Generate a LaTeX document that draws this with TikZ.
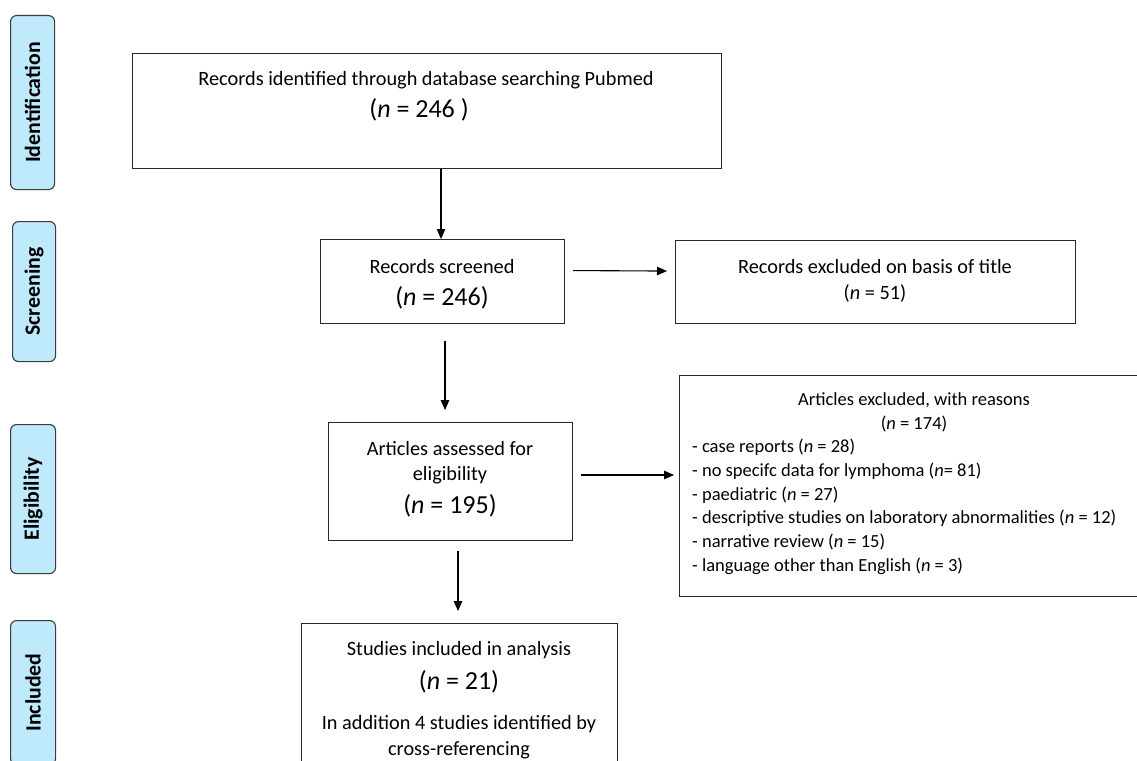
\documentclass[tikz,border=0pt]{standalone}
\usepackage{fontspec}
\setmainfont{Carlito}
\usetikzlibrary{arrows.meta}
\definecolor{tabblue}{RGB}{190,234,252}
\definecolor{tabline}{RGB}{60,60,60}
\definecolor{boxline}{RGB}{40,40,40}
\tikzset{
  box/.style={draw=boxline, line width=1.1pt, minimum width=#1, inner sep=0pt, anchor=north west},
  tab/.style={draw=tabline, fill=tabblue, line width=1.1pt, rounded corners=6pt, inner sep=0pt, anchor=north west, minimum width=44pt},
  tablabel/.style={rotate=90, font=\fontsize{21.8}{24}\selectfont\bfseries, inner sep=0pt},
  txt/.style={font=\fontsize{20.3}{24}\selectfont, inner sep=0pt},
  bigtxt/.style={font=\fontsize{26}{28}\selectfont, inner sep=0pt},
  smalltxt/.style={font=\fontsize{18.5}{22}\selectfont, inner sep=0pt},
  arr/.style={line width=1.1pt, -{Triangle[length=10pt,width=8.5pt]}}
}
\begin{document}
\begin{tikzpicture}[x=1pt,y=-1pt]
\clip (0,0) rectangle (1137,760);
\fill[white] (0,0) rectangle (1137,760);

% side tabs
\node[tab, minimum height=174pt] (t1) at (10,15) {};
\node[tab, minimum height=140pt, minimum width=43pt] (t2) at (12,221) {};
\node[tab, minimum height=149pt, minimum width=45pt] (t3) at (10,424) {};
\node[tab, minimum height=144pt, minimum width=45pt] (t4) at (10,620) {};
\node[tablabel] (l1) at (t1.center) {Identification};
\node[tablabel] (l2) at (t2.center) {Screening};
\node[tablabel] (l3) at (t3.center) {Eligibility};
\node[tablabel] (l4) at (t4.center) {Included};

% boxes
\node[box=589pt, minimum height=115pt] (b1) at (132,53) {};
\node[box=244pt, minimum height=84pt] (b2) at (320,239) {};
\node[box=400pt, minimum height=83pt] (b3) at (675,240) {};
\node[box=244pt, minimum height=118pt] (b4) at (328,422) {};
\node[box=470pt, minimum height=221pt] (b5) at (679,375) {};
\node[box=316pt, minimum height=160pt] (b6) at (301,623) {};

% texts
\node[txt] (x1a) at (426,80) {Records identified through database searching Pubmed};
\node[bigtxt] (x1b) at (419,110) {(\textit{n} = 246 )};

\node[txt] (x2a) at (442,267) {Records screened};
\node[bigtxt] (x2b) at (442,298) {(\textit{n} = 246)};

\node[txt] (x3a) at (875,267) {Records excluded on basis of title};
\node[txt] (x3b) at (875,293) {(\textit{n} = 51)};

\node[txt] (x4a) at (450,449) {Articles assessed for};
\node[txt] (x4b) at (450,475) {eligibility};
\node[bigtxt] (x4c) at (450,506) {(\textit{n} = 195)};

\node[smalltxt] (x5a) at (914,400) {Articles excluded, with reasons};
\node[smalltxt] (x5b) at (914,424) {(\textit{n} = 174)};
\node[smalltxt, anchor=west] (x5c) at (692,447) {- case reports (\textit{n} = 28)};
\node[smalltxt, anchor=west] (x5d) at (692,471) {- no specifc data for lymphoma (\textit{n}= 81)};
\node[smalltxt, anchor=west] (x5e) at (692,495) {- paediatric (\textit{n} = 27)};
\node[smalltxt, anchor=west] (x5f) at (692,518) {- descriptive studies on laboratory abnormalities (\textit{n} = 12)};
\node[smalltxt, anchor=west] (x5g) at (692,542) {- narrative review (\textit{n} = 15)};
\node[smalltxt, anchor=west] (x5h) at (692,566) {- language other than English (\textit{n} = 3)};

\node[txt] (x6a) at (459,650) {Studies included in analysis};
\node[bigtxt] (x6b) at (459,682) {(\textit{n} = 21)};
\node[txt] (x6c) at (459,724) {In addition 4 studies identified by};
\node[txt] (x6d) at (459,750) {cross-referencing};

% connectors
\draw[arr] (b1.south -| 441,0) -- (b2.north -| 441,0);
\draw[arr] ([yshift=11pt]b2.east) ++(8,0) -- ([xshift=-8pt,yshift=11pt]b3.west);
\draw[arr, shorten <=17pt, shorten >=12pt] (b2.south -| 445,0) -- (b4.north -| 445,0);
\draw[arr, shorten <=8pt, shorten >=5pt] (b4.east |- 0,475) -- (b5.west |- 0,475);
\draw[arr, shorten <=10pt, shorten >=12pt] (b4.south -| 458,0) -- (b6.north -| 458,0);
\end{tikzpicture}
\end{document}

____________

● What needs to be done
Which lines hold the word "with"? Show each one.

● Task solution
Generate a LaTeX document that draws this with TikZ.
\node[smalltxt] (x5a) at (914,400) {Articles excluded, with reasons};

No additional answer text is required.